Monetary policy review

OCR down to 3%, more cuts to come

20 Aug 2025

Our take on the latest Monetary policy review (Wed 20 Aug 2025)

OCR cut by 25bp to 3%
Two members voted for a 50bp cut
OCR likely to reach 2.5% by end of 2025

The key numbers...

  • The Reserve Bank’s decision today to cut the official cash rate (OCR) by 25 basis points was in line with market expectations.
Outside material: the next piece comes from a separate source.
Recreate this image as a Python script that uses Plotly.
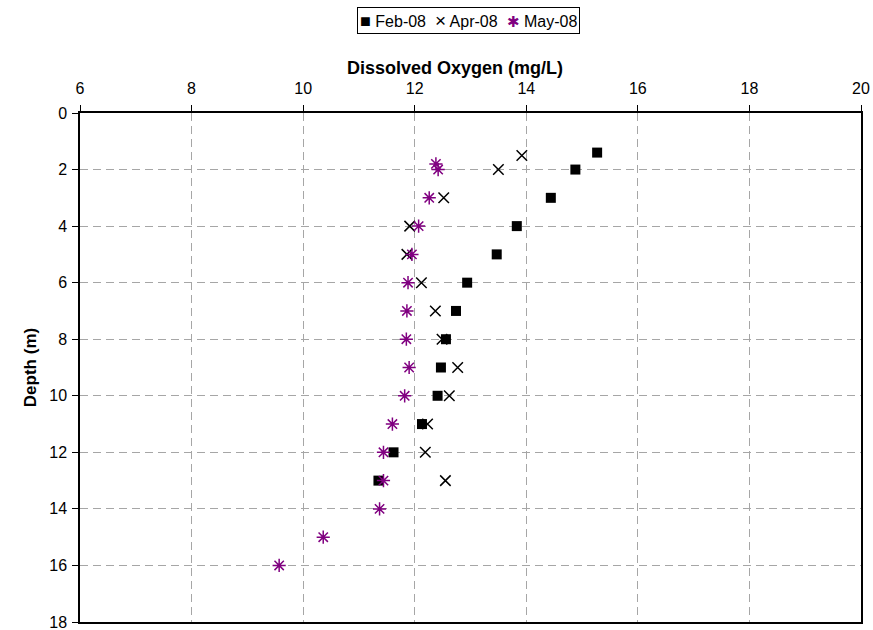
import plotly.graph_objects as go

# Feb-08
feb_do = [15.27, 14.88, 14.44, 13.83, 13.47, 12.94, 12.74, 12.56, 12.47, 12.41, 12.13, 11.62, 11.35]
feb_depth = [1.4, 2, 3, 4, 5, 6, 7, 8, 9, 10, 11, 12, 13]
# Apr-08
apr_do = [13.92, 13.50, 12.52, 11.91, 11.86, 12.12, 12.37, 12.49, 12.77, 12.62, 12.23, 12.19, 12.55]
apr_depth = [1.5, 2, 3, 4, 5, 6, 7, 8, 9, 10, 11, 12, 13]
# May-08
may_do = [12.38, 12.42, 12.26, 12.07, 11.95, 11.88, 11.86, 11.85, 11.90, 11.82, 11.60, 11.44, 11.44, 11.37, 10.36, 9.57]
may_depth = [1.8, 2.0, 3, 4, 5, 6, 7, 8, 9, 10, 11, 12, 13, 14, 15, 16]

x_ticks = [6, 8, 10, 12, 14, 16, 18, 20]
y_ticks = [0, 2, 4, 6, 8, 10, 12, 14, 16, 18]

FONT = "Liberation Sans, Arial, sans-serif"
PURPLE = "#800080"

fig = go.Figure()
fig.add_trace(go.Scatter(x=feb_do, y=feb_depth, mode="markers", name="Feb-08",
                         marker=dict(symbol="square", size=10, color="black")))
fig.add_trace(go.Scatter(x=apr_do, y=apr_depth, mode="markers", name="Apr-08",
                         marker=dict(symbol="x-thin-open", size=10.5, color="black",
                                     line=dict(color="black", width=1.5))))
fig.add_trace(go.Scatter(x=may_do, y=may_depth, mode="markers", name="May-08",
                         marker=dict(symbol="asterisk-open", size=11, color=PURPLE,
                                     line=dict(color=PURPLE, width=1.5))))

# compact legend box (Excel style) built from the trace names
legend_text = (
    "<span style='font-size:18px'>■</span> " + fig.data[0].name +
    "  <span style='font-size:19px'>×</span> " + fig.data[1].name +
    "  <span style='font-size:15px;color:" + PURPLE + "'>✱</span> " + fig.data[2].name
)

fig.update_layout(
    width=873, height=630,
    margin=dict(l=80, r=12, t=113, b=8),
    paper_bgcolor="white", plot_bgcolor="white",
    font=dict(family=FONT, size=16, color="black"),
    showlegend=False,
    annotations=[
        dict(text=legend_text, xref="paper", yref="paper", x=0.4976, y=1.182,
             xanchor="center", yanchor="middle", showarrow=False,
             bordercolor="black", borderwidth=1, borderpad=2,
             font=dict(family=FONT, size=16, color="black")),
        dict(text="<b>Dissolved Oxygen (mg/L)</b>", xref="paper", yref="paper",
             x=0.480, y=1.088, xanchor="center", yanchor="middle", showarrow=False,
             font=dict(family=FONT, size=18, color="black")),
    ],
)

fig.update_xaxes(
    range=[6, 20], tickvals=x_ticks, side="top", automargin=False,
    showgrid=True, gridcolor="#a6a6a6", griddash="8px,5px", gridwidth=1,
    showline=True, linecolor="black", linewidth=1.5, mirror=True,
    ticks="outside", ticklen=6, tickcolor="black", ticklabelstandoff=5,
    tickfont=dict(size=16), ticklabeloverflow="allow",
    zeroline=False,
)
fig.update_yaxes(
    range=[18, 0], tickvals=y_ticks, automargin=False,
    showgrid=True, gridcolor="#a6a6a6", griddash="8px,5px", gridwidth=1,
    showline=True, linecolor="black", linewidth=1.5, mirror=True,
    ticks="outside", ticklen=6, tickcolor="black", ticklabelstandoff=2,
    tickfont=dict(size=16), ticklabeloverflow="allow",
    zeroline=False,
    title=dict(text="<b>Depth (m)</b>", font=dict(size=17), standoff=8),
)

fig.write_html("out.html", config={"displayModeBar": False},
               post_script="document.body.style.margin='0';")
However, the path to that decision was altogether more surprising, with two of the Monetary Policy Committee’s six members voting in favour of a 50-point cut instead.
  • The Committee stated that if “medium-term inflation pressures continue to ease as expected, there is scope to lower the OCR further.” With the Bank’s OCR projections now bottoming out 30 basis points lower than previously forecast, at 2.55% in March 2026, there is little doubt about another cut before the end of this year.
  • The Committee has been spooked by the weaker global growth outlook, particularly in China, as well as an estimated 0.3% contraction in New Zealand’s GDP in the June quarter – a weaker result than we and most other forecasters currently have pencilled in. The Bank noted concerns about “slow growth in parts of the economy that are most sensitive to interest rates”, including residential construction, house prices, and retail activity.
  • The Bank expects quarterly GDP growth to accelerate to 0.8% in December, which is above potential, and will therefore start to reduce spare capacity in the economy. This pick-up reflects the effects of previous official cash rate reductions filtering through into economic activity, particularly via refixing of mortgages at lower rates, as well as stronger spending in rural areas.
  • The Bank forecasts inflation to reach 3.0%pa in the current quarter, before easing back to 2.3%pa in early 2026. Although this track is slightly higher the 2.7%pa peak previously predicted, the Bank believes that “significant spare capacity continues to reduce domestic price pressures”, a near-term inflation assessment that we agree with.
  • The Bank is still keeping a watchful eye on inflation, stating that there was a “material possibility that it rises above the target band”, but that the “period in which this is most likely to occur is too soon for monetary policy to have any meaningful effect”, consistent with the expectation that this inflationary pressure is short-lived.

The OCR is headed lower

RBNZ official cash rate forecasts, quarterly averages
5398

...and our reaction

  • The switch from “no change” at July’s Monetary Policy Review to the possibility of a 50-point cut at today’s meeting was surprising for how far things have swung around, and it possibly reflects elevated levels of uncertainty hanging over the economy at the moment. Based on the balance of risks revealed by today’s vote, Infometrics now forecasts two further cuts to the OCR, in both October and November, taking the OCR to a low of 2.5%.
  • If economic growth has started to accelerate more consistently before the end of the year, but the Reserve Bank is still cutting the OCR, there is a sizeable risk that these late-cycle rate cuts overstimulate the economy by the end of 2026. The Bank has at times displayed limited ability to be forward looking when setting monetary policy over recent years, and it again risks setting interest rates based too much on current conditions.
  • As a result, if the OCR goes to 2.5% by the end of this year, we caution that the Bank is likely to need to be lifting interest rates again in late 2026 to re-establish interest rates at a more “normal” or neutral level over the medium term.